(DO THIS): Pick out all lines in the listing holding the string "diagram" and copy them.

(DATA FOR THIS TASK):

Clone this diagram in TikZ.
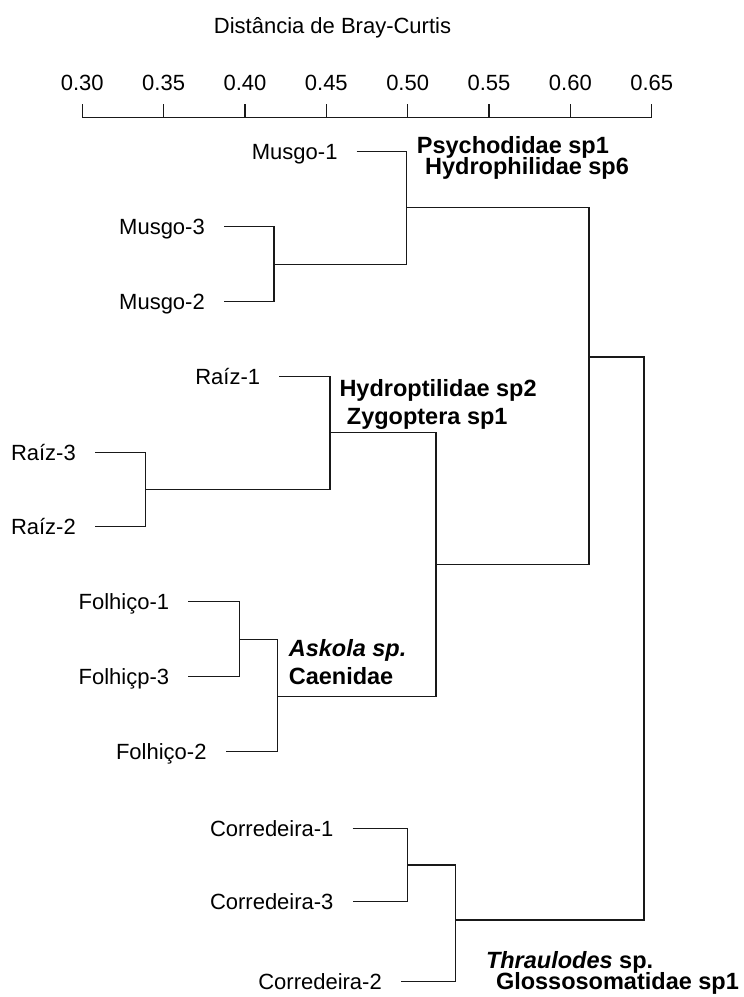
\documentclass[tikz,border=0pt]{standalone}
\usepackage{fontspec}
\setmainfont{Liberation Sans}

\begin{document}
\begin{tikzpicture}[x=1bp, y=-1bp]
            \tikzstyle{Scale} = [inner sep=0pt, text height=15.5bp, text depth=0pt, font=\fontsize{22bp}{26bp}\selectfont]
            \tikzstyle{Leaf} = [Scale, anchor=east, inner xsep=19bp]
            \tikzstyle{Taxon} = [inner sep=0pt, anchor=west, text height=16.5bp, text depth=0pt, font=\fontsize{23.5bp}{28bp}\selectfont\bfseries]
            \tikzstyle{Branch} = [line width=1.4bp, color=black!90]
            \useasboundingbox (0,0) rectangle (744,997);

            \node[Scale] (title) at (332.5,26) {Distância de Bray-Curtis};
            \foreach \v [count=\i from 0] in {0.30,0.35,0.40,0.45,0.50,0.55,0.60,0.65} {
                \node[Scale] (tick\i) at (82.3+81.34*\i,83) {\v};
                \draw[Branch] (82.3+81.34*\i,104) -- (82.3+81.34*\i,117.3);
            }
            \draw[Branch] (82.3,117.3) -- (651.7,117.3);

            \node[Leaf] (musgo1) at (356.7,151.7) {Musgo-1};
            \node[Leaf] (musgo3) at (224,226.7) {Musgo-3};
            \node[Leaf] (musgo2) at (224,301.7) {Musgo-2};
            \node[Leaf] (raiz1) at (279.3,376.7) {Raíz-1};
            \node[Leaf] (raiz3) at (95,452.3) {Raíz-3};
            \node[Leaf] (raiz2) at (95,526.7) {Raíz-2};
            \node[Leaf] (folhico1) at (188.3,601.7) {Folhiço-1};
            \node[Leaf] (folhico3) at (188.3,676.7) {Folhiçp-3};
            \node[Leaf] (folhico2) at (225.7,751.7) {Folhiço-2};
            \node[Leaf] (corr1) at (352.7,828.3) {Corredeira-1};
            \node[Leaf] (corr3) at (352.7,901.7) {Corredeira-3};
            \node[Leaf] (corr2) at (401,981.7) {Corredeira-2};

            \coordinate (musgoB) at (274,264.2);
            \coordinate (musgoA) at (406.7,207.7);
            \coordinate (raizB) at (145.3,489.5);
            \coordinate (raizA) at (330,432.7);
            \coordinate (folhicoB) at (239.3,639.2);
            \coordinate (folhicoA) at (277.3,696.7);
            \coordinate (raizFolhico) at (436,564.3);
            \coordinate (upper) at (589,357);
            \coordinate (corrB) at (407.3,865);
            \coordinate (corrA) at (455.2,920);
            \coordinate (root) at (644,638);

            \draw[Branch] (musgo3.east) -| (musgoB) |- (musgo2.east);
            \draw[Branch] (musgo1.east) -| (musgoA) |- (musgoB);
            \draw[Branch] (raiz3.east) -| (raizB) |- (raiz2.east);
            \draw[Branch] (raiz1.east) -| (raizA) |- (raizB);
            \draw[Branch] (folhico1.east) -| (folhicoB) |- (folhico3.east);
            \draw[Branch] (folhicoB) -| (folhicoA) |- (folhico2.east);
            \draw[Branch] (raizA) -| (raizFolhico) |- (folhicoA);
            \draw[Branch] (musgoA) -| (upper) |- (raizFolhico);
            \draw[Branch] (corr1.east) -| (corrB) |- (corr3.east);
            \draw[Branch] (corrB) -| (corrA) |- (corr2.east);
            \draw[Branch] (upper) -| (root) |- (corrA);

            \node[Taxon] (psychodidae) at (416.7,145) {Psychodidae sp1};
            \node[Taxon] (hydrophilidae) at (425,166.7) {Hydrophilidae sp6};
            \node[Taxon] (hydroptilidae) at (339.3,388.3) {Hydroptilidae sp2};
            \node[Taxon] (zygoptera) at (346.7,416) {Zygoptera sp1};
            \node[Taxon] (askola) at (288.6,648.3) {\textit{Askola sp.}};
            \node[Taxon] (caenidae) at (288.6,676.7) {Caenidae};
            \node[Taxon] (thraulodes) at (485.8,960) {\textit{Thraulodes} sp.};
            \node[Taxon] (glossosomatidae) at (495.8,981.7) {Glossosomatidae sp1};
        \end{tikzpicture}
\end{document}
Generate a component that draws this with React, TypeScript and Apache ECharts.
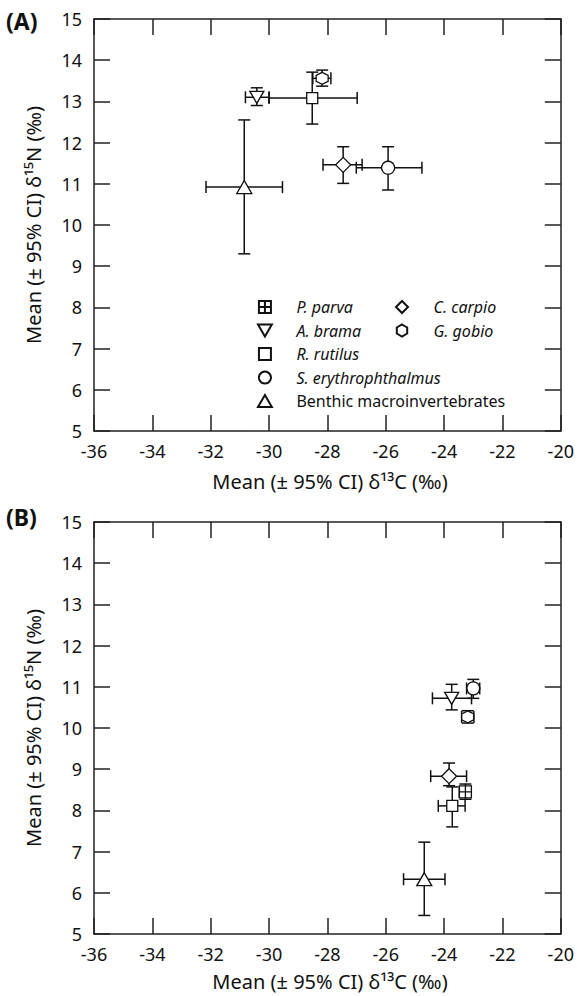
import React, { useEffect, useRef } from "react";
import * as echarts from "echarts";

const species = ["P. parva", "A. brama", "R. rutilus", "S. erythrophthalmus", "Benthic macroinvertebrates", "C. carpio", "G. gobio"];
const italic = [true, true, true, true, false, true, true];

// Panel A (null = species not shown)
const aX = [null, -30.42, -28.52, -25.92, -30.85, -27.46, -28.18];
const aXLo = [null, -30.81, -30.0, -27.01, -32.16, -28.15, -28.5];
const aXHi = [null, -30.0, -26.98, -24.76, -29.54, -26.81, -27.88];
const aY = [null, 13.1, 13.08, 11.39, 10.92, 11.46, 13.56];
const aYLo = [null, 12.9, 12.45, 10.85, 9.3, 11.01, 13.37];
const aYHi = [null, 13.33, 13.71, 11.9, 12.55, 11.9, 13.76];

// Panel B
const bX = [-23.27, -23.74, -23.72, -23.0, -24.68, -23.83, -23.19];
const bXLo = [-23.48, -24.4, -24.2, -23.23, -25.39, -24.46, -23.4];
const bXHi = [-23.07, -23.06, -23.28, -22.78, -23.97, -23.23, -22.98];
const bY = [8.45, 10.72, 8.11, 10.96, 6.33, 8.83, 10.27];
const bYLo = [8.27, 10.44, 7.6, 10.72, 5.45, 8.6, 10.12];
const bYHi = [8.64, 11.06, 8.57, 11.18, 7.23, 9.15, 10.42];

const xMin = -36, xMax = -20, xStep = 2;
const yMin = 5, yMax = 15, yStep = 1;

const symbols = [
  "path://M0,0H10V10H0Z M5,0V10 M0,5H10",
  "path://M0,0L10,0L5,8.66Z",
  "path://M0,0H10V10H0Z",
  "path://M5,0A5,5 0 1,1 4.99,0Z",
  "path://M5,0L10,8.66L0,8.66Z",
  "path://M5,0L10,5L5,10L0,5Z",
  "path://M5,0L9.33,2.5L9.33,7.5L5,10L0.67,7.5L0.67,2.5Z",
];
const symbolSizes: any[] = [12, [14, 12], 11, 13, [15, 13], [15, 15], 12];

const FONT = "Noto Sans";
const INK = "#111";

function App() {
  const ref = useRef<HTMLDivElement>(null);
  useEffect(() => {
    document.body.style.margin = "0";
    const chart = echarts.init(ref.current!, null, { renderer: "svg" });
    const lineStyle = { color: "#222", width: 1.5 };
    const mkX = (g: number, pos: string, labels: boolean) => ({
      type: "value", gridIndex: g, min: xMin, max: xMax, interval: xStep, position: pos,
      axisLine: { show: true, onZero: false, lineStyle },
      axisTick: { show: true, inside: true, length: 16, lineStyle },
      axisLabel: { show: labels, margin: 11, fontSize: 18, fontFamily: FONT, color: INK },
      splitLine: { show: false },
    });
    const mkY = (g: number, pos: string, labels: boolean) => ({
      type: "value", gridIndex: g, min: yMin, max: yMax, interval: yStep, position: pos,
      axisLine: { show: true, onZero: false, lineStyle },
      axisTick: { show: true, inside: true, length: 16, lineStyle },
      axisLabel: { show: labels, margin: 12, fontSize: 18, fontFamily: FONT, color: INK },
      splitLine: { show: false },
    });
    const errRows = (X: any[], XL: any[], XH: any[], Y: any[], YL: any[], YH: any[]) =>
      X.map((x, i) => (x == null ? null : [x, Y[i], XL[i], XH[i], YL[i], YH[i]])).filter((r) => r);
    const renderErr = (params: any, api: any) => {
      const x = api.value(0), y = api.value(1);
      const c = api.coord([x, y]);
      const l = api.coord([api.value(2), y]);
      const r = api.coord([api.value(3), y]);
      const b = api.coord([x, api.value(4)]);
      const t = api.coord([x, api.value(5)]);
      const cap = 6;
      const style = { stroke: INK, lineWidth: 1.5 };
      const ln = (x1: number, y1: number, x2: number, y2: number) => ({ type: "line", shape: { x1, y1, x2, y2 }, style });
      return {
        type: "group",
        children: [
          ln(l[0], c[1], r[0], c[1]),
          ln(l[0], c[1] - cap, l[0], c[1] + cap),
          ln(r[0], c[1] - cap, r[0], c[1] + cap),
          ln(c[0], t[1], c[0], b[1]),
          ln(c[0] - cap, t[1], c[0] + cap, t[1]),
          ln(c[0] - cap, b[1], c[0] + cap, b[1]),
        ],
      };
    };
    const series: any[] = [
      { type: "custom", name: "errA", xAxisIndex: 0, yAxisIndex: 0, renderItem: renderErr, z: 1,
        data: errRows(aX, aXLo, aXHi, aY, aYLo, aYHi), encode: { x: [0, 2, 3], y: [1, 4, 5] } },
      { type: "custom", name: "errB", xAxisIndex: 2, yAxisIndex: 2, renderItem: renderErr, z: 1,
        data: errRows(bX, bXLo, bXHi, bY, bYLo, bYHi), encode: { x: [0, 2, 3], y: [1, 4, 5] } },
    ];
    species.forEach((name, i) => {
      const common = {
        type: "scatter", name, symbol: symbols[i], symbolSize: symbolSizes[i], z: 3,
        itemStyle: { color: "#fff", borderColor: INK, borderWidth: 1.3, opacity: 1 },
        emphasis: { disabled: true },
      };
      series.push({ ...common, xAxisIndex: 0, yAxisIndex: 0, data: aX[i] == null ? [] : [[aX[i], aY[i]]] });
      series.push({ ...common, xAxisIndex: 2, yAxisIndex: 2, data: [[bX[i], bY[i]]] });
    });
    const legendBase = {
      orient: "vertical", itemWidth: 53, itemHeight: 12, itemGap: 7.5, padding: 0, selectedMode: false,
      symbolKeepAspect: true,
      textStyle: { fontSize: 16, fontFamily: FONT, color: INK },
    };
    const legendItem = (i: number) => ({ name: species[i], textStyle: { fontStyle: italic[i] ? "italic" : "normal" } });
    const xTitle = "Mean (± 95% CI) δ¹³C (‰)";
    const yTitle = "Mean (± 95% CI) δ¹⁵N (‰)";
    const txt = (text: string, x: number, y: number, extra: any = {}) => ({
      type: "text", x, y, rotation: extra.rotation || 0,
      style: { text, fontSize: extra.fontSize || 20, fontWeight: extra.fontWeight || "normal", fontFamily: FONT, fill: INK,
        align: extra.align || "center", verticalAlign: "middle" },
    });
    chart.setOption({
      animation: false,
      textStyle: { fontFamily: FONT },
      grid: [
        { left: 94, top: 19, width: 469, height: 412 },
        { left: 94, top: 522, width: 469, height: 412 },
      ],
      xAxis: [mkX(0, "bottom", true), mkX(0, "top", false), mkX(1, "bottom", true), mkX(1, "top", false)],
      yAxis: [mkY(0, "left", true), mkY(0, "right", false), mkY(1, "left", true), mkY(1, "right", false)],
      legend: [
        { ...legendBase, left: 257, top: 299, data: [0, 1, 2, 3, 4].map(legendItem) },
        { ...legendBase, left: 395, top: 299, data: [5, 6].map(legendItem) },
      ],
      graphic: [
        txt("(A)", 6, 21, { fontSize: 23, fontWeight: "bold", align: "left" }),
        txt("(B)", 6, 517, { fontSize: 23, fontWeight: "bold", align: "left" }),
        txt(xTitle, 330, 481),
        txt(xTitle, 330, 981),
        txt(yTitle, 33, 225, { rotation: Math.PI / 2 }),
        txt(yTitle, 33, 728, { rotation: Math.PI / 2 }),
      ],
      series,
    });
    return () => chart.dispose();
  }, []);
  return <div ref={ref} style={{ width: 577, height: 996 }} />;
}

export default App;
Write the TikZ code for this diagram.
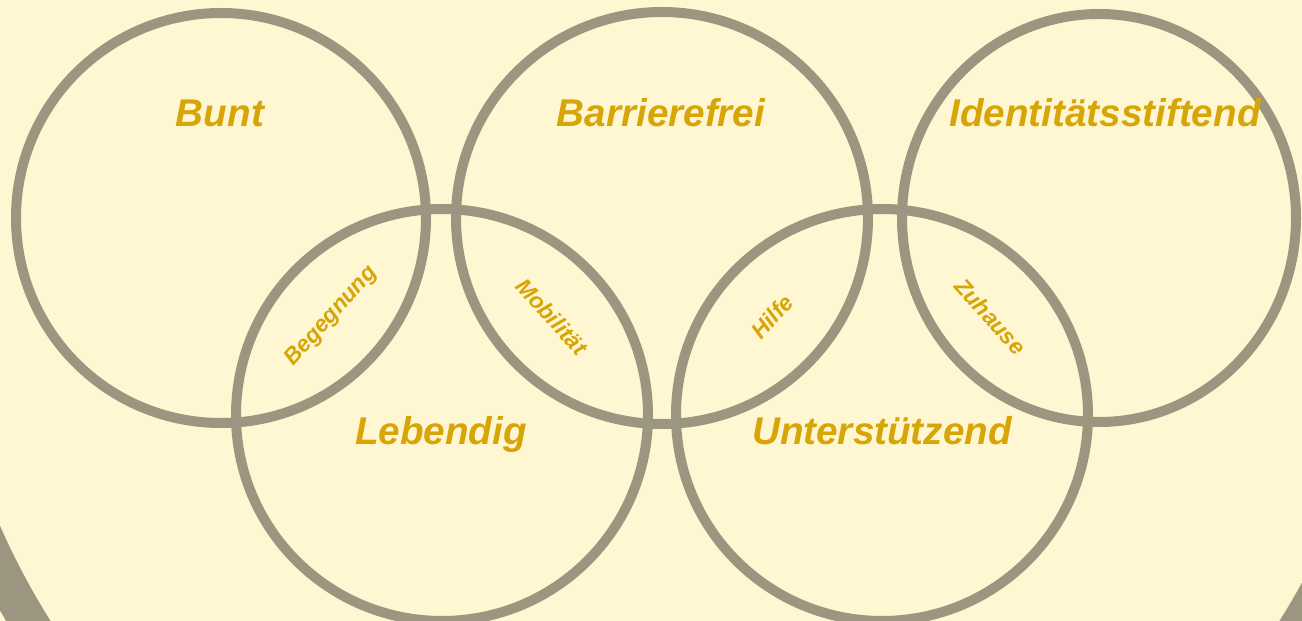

(RESULT FOR THIS EXERCISE):
Clone this diagram in TikZ.
Write the TikZ code for this diagram.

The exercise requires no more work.